The PIL has also sought drafting of guidelines to check the misuse of the colonial-era law
SC's dismissal of the PIL will not have any bearing on the case being heard in Bidar court and Karnataka High Court
NEW DELHI/BENGALURU: The Supreme Court on Friday dismissed a public interest litigation (PIL) seeking quashing of sedition charges filed against parents and teachers of Shaheen School in Bidar, Karnataka.
A PIL was filed by social activist Yogita Bhayana after the police slapped sedition charges on the management, parents of students, and teachers of the school for staging a play that was allegedly critical of the contentious Citizen (Amendment) Act and Prime Minister Narendra Modi.
“We will continue to explore our legal options and file more petitions," said one advocate directly involved in the case, requesting anonymity.
The plea also sought drafting of guidelines to check the misuse of the colonial-era law.
Advocates have argued that criticising legislations or the prime minister did not amount to sedition.
The Supreme Court's dismissal of the PIL will not have any bearing on the case being heard in Bidar court and the Kalaburagi bench of the Karnataka High Court, two advocates directly involved in the case said.
The SC has said the aggrieved parties can approach the court.
The Bidar court had said the staging of the play did not prima facie amount to sedition.
Two people--one parent and one teacher-- connected with the school were arrested on 30 January were released on bail after 15 days while the management was granted anticipatory bail on Wednesday.
School authorities and advocates appearing in the case say that investigation in the case is on and the chargesheet is yet to be filed.
Pictures and videos of police officials repeatedly interrogating students of the school have attracted backlash.
“We have filed a case in Kalaburagi bench (Karnataka HC) to quash the sedition charges and are not party to the PIL filed in SC," said a person from the school.
There have been at least five cases of sedition filed in Karnataka alone.
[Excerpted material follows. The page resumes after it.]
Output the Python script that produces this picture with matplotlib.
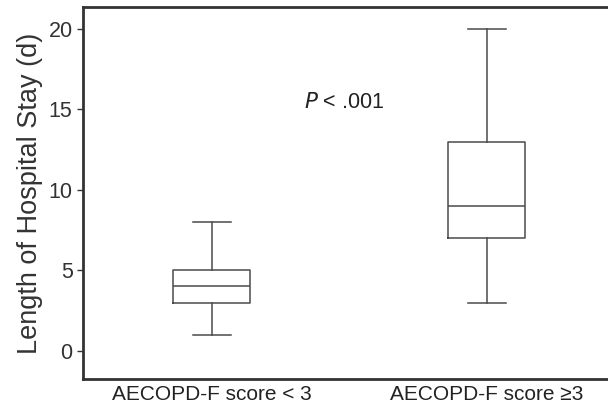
import matplotlib
matplotlib.use("Agg")
import matplotlib.pyplot as plt

plt.rcParams['font.family'] = ['Liberation Sans', 'DejaVu Sans']

# box summary values
groups = ['AECOPD-F score < 3', 'AECOPD-F score \u22653']
whislo = [1, 3]
q1 = [3, 7]
med = [4, 9]
q3 = [5, 13]
whishi = [8, 20]

stats = []
for i in range(len(groups)):
    stats.append({'label': groups[i], 'whislo': whislo[i], 'q1': q1[i],
                  'med': med[i], 'q3': q3[i], 'whishi': whishi[i], 'fliers': []})

fig = plt.figure(figsize=(6.08, 4.08), dpi=100)
ax = fig.add_axes([0.1365, 0.0711, 0.9046, 0.912])

line_col = '#4a4a4a'
lp = dict(color=line_col, linewidth=1.1)
ax.bxp(stats, positions=[1, 2], widths=0.28, showfliers=False,
       boxprops=lp, whiskerprops=lp, capprops=lp,
       medianprops=lp, capwidths=0.14)

ax.set_xlim(0.531, 2.531)
ax.set_ylim(-1.75, 21.37)
ax.set_yticks([0, 5, 10, 15, 20])
ax.tick_params(axis='y', labelsize=15.5, colors='#333333', length=4, width=1)
ax.tick_params(axis='x', labelsize=15, colors='#222222', length=0, pad=4)
ax.set_ylabel('Length of Hospital Stay (d)', fontsize=19.5, color='#333333', labelpad=4)

for s in ['left', 'top', 'bottom']:
    ax.spines[s].set_linewidth(2)
    ax.spines[s].set_color('#333333')
ax.spines['right'].set_visible(False)

ax.text(1.335, 15.4, r'$\it{P}$ < .001', fontsize=15.5, color='#222222',
        ha='left', va='center')

fig.savefig('out.png', dpi=100)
Parts of India have been facing relentless protests against the Citizenship (Amendment) Act and the National Register of Citizens (NRC).
Protests in the national capital had turned violent late last month, with hundreds injured and death toll touching 53, according to a report in the Hindustan Times.
In Karnataka, there have been at least two deaths due to police firing in the communally sensitive coastal district of Mangaluru.
The ruling Bharatiya Janata Party in Karnataka was cornered by the opposition after a party legislator, called centenarian freedom fighter H.S.Doreswamy a “fake" and an “agent of Pakistan" last month. Doreswamy has been at the forefront of several protests against the CAA in the state and is a critic of Modi.
BJP leaders from Karnataka have condoned the statement.